A low-power consumption MZI thermal optical switch with a graphene-assisted heating layer and air trench

Abstract

To reduce the power consumption of thermal optical switches, graphene-assisted hybrid MZI structures were designed and simulated. The hybrid waveguide structures were composed of polymer cores, silica lower claddings, air trenches, and graphene-assisted heating layers. Because of the high thermal-optic coefficient of the polymer, excellent thermal conductivities of silica and graphene, and the air trench structures, the power consumption of the hybrid structures could be reduced to below 0.95 mW. The graphene-assisted heating layers were also designed to bury the waveguide cores or to contact the surface of the waveguide cores for more efficiently conducting the heat of electrodes to the waveguide cores. Moreover, the side heating electrodes introduced were found to be compatible with the designed graphene-assisted heating layers. The polarization and the absorption of both rectangle and ridge waveguide structures were analyzed through optical field simulation.
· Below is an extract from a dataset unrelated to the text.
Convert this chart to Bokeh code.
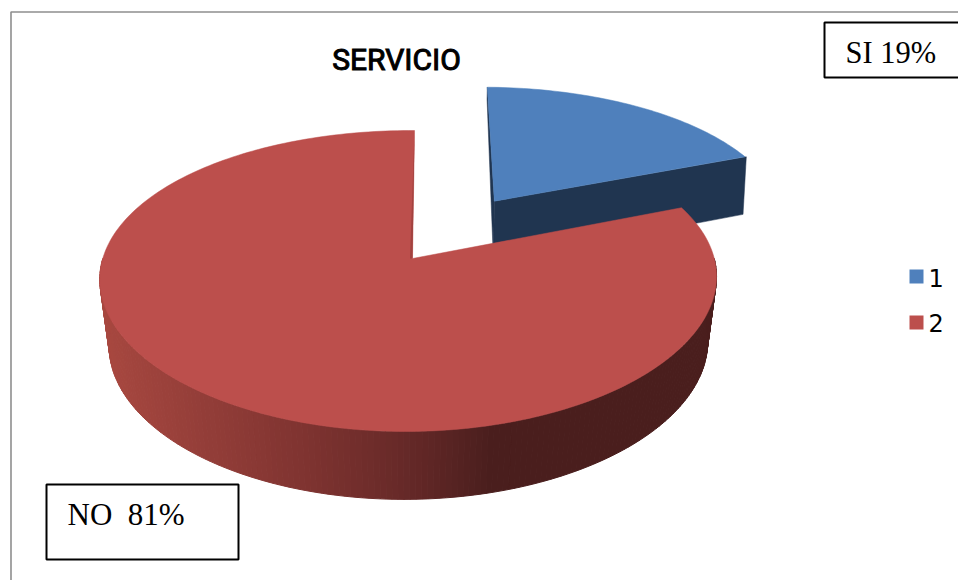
import numpy as np
from bokeh.core.properties import value
from bokeh.embed import file_html
from bokeh.models import Range1d
from bokeh.plotting import figure
from bokeh.resources import INLINE

# Survey results
title = "SERVICIO"
legend_labels = ["1", "2"]
shares = [19, 81]
callouts = ["SI 19%", "NO\u00a0\u00a081%"]

BLUE, BLUE_DARK = "#4F80BC", "#203550"
RED, RED_CUT = "#BC4F4C", "#A2423F"

# Camera model of the tilted pie, in page pixels
APEX_X, APEX_Y = 412.0, 258.0
RX, RY, SKEW = 305.7, 147.1, 2.3
K_X, K_Y, K_U = 0.13, 0.1495, 0.013


def project(u, v, drop=0.0, shrink_x=0.0, shrink_y=0.0):
    """Map a point on the pie's unit disc to the page; the extras give the lower rim."""
    wx = 1 + K_X * v + K_U * u + shrink_x
    wy = 1 + K_Y * v + K_U * u + shrink_y
    return APEX_X + (RX * u + SKEW * v) / wx, APEX_Y + (drop - RY * v) / wy


def rim(start, end, n, du=0.0, dv=0.0):
    t = np.linspace(start, end, n)
    return np.sin(t) + du, np.cos(t) + dv


def side_color(x):
    """Left-to-right shading of the pie's outer wall."""
    xs = [100, 200, 300, 400, 490, 960]
    rs = [0xA8, 0x94, 0x80, 0x68, 0x4B, 0x4A]
    gs = [0x48, 0x3E, 0x34, 0x2A, 0x1F, 0x1E]
    bs = [0x40, 0x39, 0x31, 0x29, 0x1E, 0x1D]
    return "#%02X%02X%02X" % (
        int(np.interp(x, xs, rs)), int(np.interp(x, xs, gs)), int(np.interp(x, xs, bs)))


p = figure(width=958, height=580, output_backend="svg", toolbar_location=None,
           x_range=Range1d(0, 958), y_range=Range1d(580, 0), min_border=0,
           background_fill_color="white", border_fill_color="white",
           outline_line_color=None)
p.axis.visible = False
p.grid.visible = False

# Chart frame, open towards the page's right and bottom
p.line([10.5, 10.5, 958], [580, 11.5, 11.5], line_color="#8E8E8E", line_width=1.6)

si_angle = 2 * np.pi * shares[0] / sum(shares)

# Blue slice, pulled out along its bisector
du, dv = 0.28, 0.415
BLUE_LOW = dict(drop=64.5, shrink_x=0.011, shrink_y=0.016)
ca, sa = 1.005 * np.sin(si_angle), np.cos(si_angle)
ax0, ay0 = project(du, dv)
cx0, cy0 = project(du + ca, dv + sa)
ax1, ay1 = project(du, dv, **BLUE_LOW)
cx1, cy1 = project(du + ca, dv + sa, **BLUE_LOW)
p.patch([ax0, cx0, cx1, ax1], [ay0, cy0, cy1, ay1],
        fill_color=BLUE_DARK, line_color=BLUE_DARK, line_width=0.5)
tx, ty = project(du, dv + 1)
tx1, ty1 = project(du, dv + 1, 14, 0.004, 0.004)
p.patch([tx, ax0, ax1, tx1], [ty, ay0, ay1, ty1],
        fill_color=BLUE_DARK, line_color=BLUE_DARK, line_width=0.5)
u, v = rim(0, si_angle, 60, du, dv)
bx, by = project(u, v)
p.patch(np.r_[ax0, bx], np.r_[ay0, by], fill_color=BLUE, line_color=BLUE, line_width=0.5)

# Red slice: outer wall as shaded strips, then its top face
RED_LOW = dict(drop=69.3, shrink_x=0.03, shrink_y=0.048)
u, v = rim(np.pi / 2, 3 * np.pi / 2, 181)
top_x, top_y = project(u, v)
low_x, low_y = project(u, v, **RED_LOW)
strip_x, strip_y, strip_c = [], [], []
for i in range(len(u) - 1):
    strip_x.append([top_x[i], top_x[i + 1], low_x[i + 1], low_x[i]])
    strip_y.append([top_y[i], top_y[i + 1], low_y[i + 1], low_y[i]])
    strip_c.append(side_color((top_x[i] + top_x[i + 1]) / 2))
p.patches(strip_x, strip_y, fill_color=strip_c, line_color=strip_c, line_width=1)

u, v = rim(si_angle, 2 * np.pi, 240)
rx, ry = project(u, v)
p.patch(np.r_[APEX_X, rx], np.r_[APEX_Y, ry], fill_color=RED, line_color=RED, line_width=0.5)

# Thin darker sliver where the notch wall shows
nx, ny = project(0.0, 1.0)
p.patch([nx, APEX_X, APEX_X - 2.5], [ny, APEX_Y, APEX_Y],
        fill_color=RED_CUT, line_color=None)

# Title, with a hairline outline to thicken its strokes
p.text([396], [59], text=[title], text_font=value("Roboto"),
       text_font_size="30px", text_align="center",
       text_baseline="alphabetic", text_color="black", outline_color="black")

# Callout boxes
p.quad(left=[824, 46], right=[975, 238], top=[22, 484], bottom=[77, 559],
       fill_color="white", line_color="black", line_width=2)
p.text([845, 67], [52, 514], text=callouts, text_font=value("Liberation Serif"),
       text_font_size=["30.5px", "31px"], text_baseline="alphabetic", text_color="black")

# Legend
p.quad(left=[909, 909], right=[923, 923], top=[269, 315], bottom=[283, 329],
       fill_color=[BLUE, RED], line_color=None)
p.text([928, 928], [277, 322], text=legend_labels, text_font=value("DejaVu Sans"),
       text_font_size="24px", text_baseline="alphabetic", text_color="black")

open("out.html", "w").write(file_html(p, INLINE))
Based on the optimized parameters, the thermal fields were simulated, and the heating efficiencies of the graphene-assisted hybrid structures could be increased by 78% as compared to those of the top electrode device without a graphene layer. Our simulation comprises two MZI thermal optical switches with an optimized balance between the switching power consumption and the switching time. One MZI thermal optical switch with a lower power consumption realized the switching power consumptions of only 0.39 mW and the switching times of 30 μs and 92.4 μs, whereas the other switch with faster switching times achieved the switching power consumptions of 0.95 mW and the switching times as fast as 1 μs and 81.6 μs.